I really don’t like digital photo frames. In fact, as a rule I try never to have them on Tech Digest because I think they’re one of the worst inventions ever and come the revolution, their creator will be the first up against the wall.
But, today Kodak has put me in a quandary. They’ve just announced the first ever wireless OLED digital photo frame for release before Christmas. See, I hate photo frames but I love OLEDs.
Ok, reasons I hate digital photo frames:
1) They don’t look as good as real photo frames; not even half the character.
2) They need to be plugged into the wall, you get an unsightly lead and one less socket free. This is not an issue in old school frames.
3) If you don’t plug them into the wall, you need to use batteries.
4) In a world of eco-awareness, how, oh how, can we justify the use of power-sucking, purely decorative and largely superfluous gadgets?
Reasons I love OLEDs:
1) Oragnic Light Emitting Diodes require no backlighting to work, unlike LCDs, so they a) use less power and b) can be much, much thinner.
2) They have beautifully high contrast displays, in this case 30,000:1.

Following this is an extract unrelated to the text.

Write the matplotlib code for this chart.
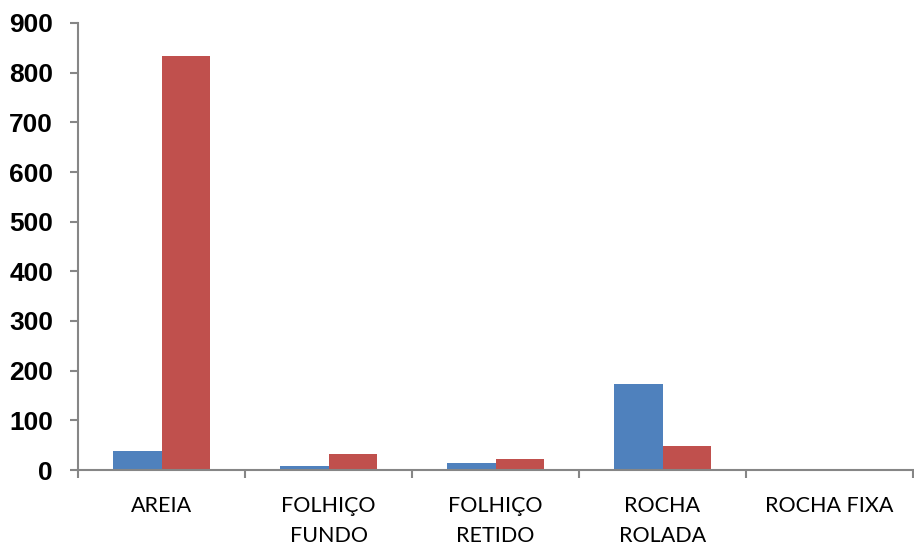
import matplotlib.pyplot as plt
import numpy as np

# categories and the two series
categorias = ['AREIA', 'FOLHIÇO\nFUNDO', 'FOLHIÇO\nRETIDO', 'ROCHA\nROLADA', 'ROCHA FIXA']
serie_azul = [39, 8, 15, 173, 0]
serie_vermelha = [833, 32, 22, 48, 0]

fig = plt.figure(figsize=(9.14, 5.49), dpi=100)
ax = fig.add_axes([78 / 914, 79 / 549, 835 / 914, 447 / 549])

x = np.arange(len(categorias))
w = 0.288
ax.bar(x - w / 2, serie_azul, w, color='#4F81BD')
ax.bar(x + w / 2, serie_vermelha, w, color='#C0504D')

ax.set_xlim(-0.5, len(categorias) - 0.5)
ax.set_ylim(0, 900)
ax.set_yticks(range(0, 901, 100))

# category labels centred, tick marks on the boundaries
ax.set_xticks(x)
ax.set_xticklabels(categorias, fontsize=15.5, family='Lato', linespacing=1.6)
ax.set_xticks(np.arange(-0.5, len(categorias)), minor=True)
ax.tick_params(axis='x', which='major', length=0, pad=19)
ax.tick_params(axis='x', which='minor', length=6, width=1.5, color='#868686', direction='out')
ax.tick_params(axis='y', length=6, width=1.5, color='#868686', pad=12)
for lbl in ax.get_yticklabels():
    lbl.set_fontsize(19)
    lbl.set_fontweight('bold')
    lbl.set_family('Liberation Sans')

for s in ['top', 'right']:
    ax.spines[s].set_visible(False)
for s in ['left', 'bottom']:
    ax.spines[s].set_color('#868686')
    ax.spines[s].set_linewidth(1.5)

fig.savefig('out.png', dpi=100)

3) They offer 180 degree viewing angles.
So, what we have here is wonderful technology on a terrible product genre and, therefore, I am torn. So, what I have to do here is put my personal feelings on photo frames to one side. I appreciate that many people out there buy photo frames. They like them. So, I’m going to write about the Kodak OLED wireless frame because if you’re going to get one, you may as well get a good one.
The screen of the Kodak OLED measures 7.6-inches corner to corner and displays at a resolution of 800×480 in 16:9 widescreen. It’s got a 2GB internal memory – enough to store around 10,000 photos – and it has a USB port as well as a built-in card reader for whatever photos and videos you want to transfer.
Most importantly, though, it’s Wi-Fi enabled so you can fire whatever images you like directly about your wireless network at home between your computer and your frame or from your frame to your printer or whatever you wish.
In fact the only problem with the Kodak OLED wireless frame, apart from being a digital photo frame in the first place, is that it’ll cost £599.99 and therein lies the downside of OLEDs. They’re bloody expensive.